March 29, 2024

Japanese Carmakers’ Struggles Could Put Customers in Rivals’ Showrooms

But if anyone set on a blue sedan with heated seats and a sunroof or a black crossover with a navigation system and an iPod dock is out of luck at one dealership, there is a good chance the competitor across the street could have a perfect match with a different logo on the grille.

“The inventory levels are going to be fairly tight for the Japanese through the summer,” Brian A. Johnson, an analyst with Barclays Capital, said on Friday. “If someone wakes up in a panic to get a smaller car, they may not find it at the Toyota lot and may go over to the Ford or Hyundai lot instead.”

Ford, General Motors and Hyundai will gain the most market share this year, while the Japanese manufacturers will see their piece of the market shrink, Mr. Johnson predicted. The shift is partly a result of the aftermath of the March 11 earthquake and tsunami that struck Japan, as well as momentum that had already been building in the market.

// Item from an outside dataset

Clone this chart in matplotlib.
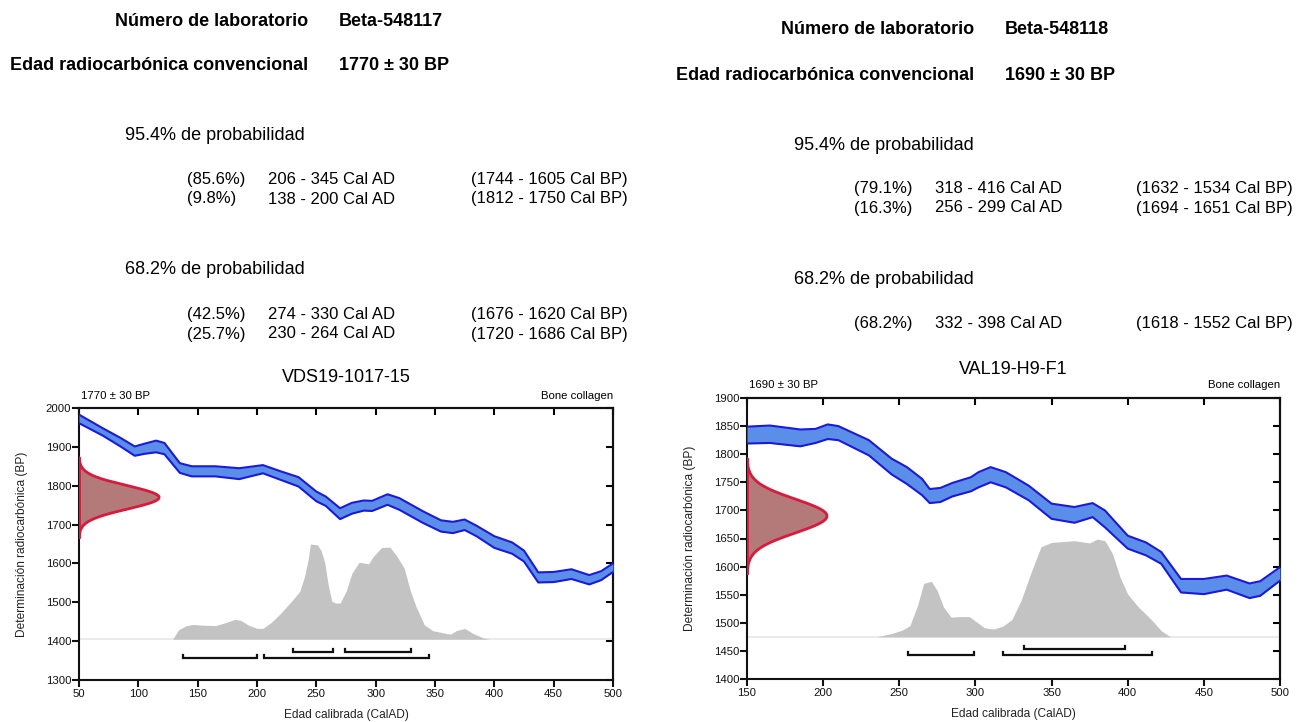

Declining loyalty rates and improved offerings by the Detroit and Korean automakers mean consumers are more likely than ever to simply look elsewhere if one company runs out of a model in a particular combination.

Toyota said on Friday that its Japanese plants would run at only half their capacity at least until June 3, and company executives have warned dealers to prepare for tight inventories in the months ahead. Toyota, Nissan and Subaru are halting work at their North American plants for several days this month to conserve supplies of parts made in Japan, and Honda has shortened shifts at many of its North American plants.

Recent forecasts by UBS Securities and the J. P. Morgan investment bank said vehicle production in Japan would not return to pre-earthquake levels until October at the earliest. In the second quarter, global production by the Japanese automakers is expected to be anywhere from 25 to 50 percent below normal.

So far, sales have been largely unaffected because of the cushion that dealer inventories provide. But Barclays projects that Toyota will have only 15 days’ worth of inventory at the end of June, a reduction of about three-fourths from what the industry considers ideal.

“It is a tragedy, and I wouldn’t wish that on anyone,” Howard Gammage, the general sales manager of Maguire Chevrolet in Bordentown, N.J., said of the difficulties Japanese automakers are experiencing. “But it is an opportunity for G.M. dealers to bring more people into the showrooms to take a look at what we have to offer.”

Meanwhile, analysts are generally sticking with earlier projections that sales in the United States will top 13 million vehicles this year, up from 11.6 million in 2010. The Detroit automakers have run into small problems — G.M. and Ford each shut a single American plant for one week, and a Japanese-made paint pigment used by Ford and Chrysler might not be available for months — but analysts expect their production to take a minimal hit.

Hyundai is even less vulnerable. A spokesman for Hyundai Motor America, Christopher Hosford, said the company got only about 1 percent of its parts from plants in Japan and those were outside the main disaster area.

Hyundai dealers now expect business this summer to be even better than it initially thought, though they worry whether the company can produce enough vehicles to meet demand as sales head toward a record high for the second consecutive year.

“If people need a car, they’re not necessarily going to have all the choices they would have had previously,” said George Glassman, a Hyundai dealer in Southfield, Mich. “The crisis in Japan is affecting all manufacturers, but clearly it will have a much greater impact on those that rely as heavily on Japanese parts as Toyota and Honda.”

The research firm IHS Automotive has identified Hyundai and the German carmaker BMW as being among the most insulated from Japanese part shortages. BMW competes heavily with Toyota’s Lexus brand, which imports nearly every model from Japan.

A spokesman for BMW North America, Tom Kowaleski, said that the percentage of Japanese parts in its cars was “very, very small” and that operations had been unaffected so far.

The looming shortages of some Japanese models have caused transaction prices across the industry to rise, with the steepest increases on vehicles like the Toyota Prius, which is made in Japan and was in high demand because of the surge in gasoline prices.

In fact, many of the Japanese automakers’ smallest, most fuel-efficient vehicles are imported from Japan, meaning consumers may look to similar models from G.M. and Ford instead. In further good news for Detroit, the rising prices caused by tight supplies could more than offset the lower margins typically generated by small cars, Mr. Johnson, the Barclays analyst, said.

“This won’t be a summer of crazy deal-making,” he said.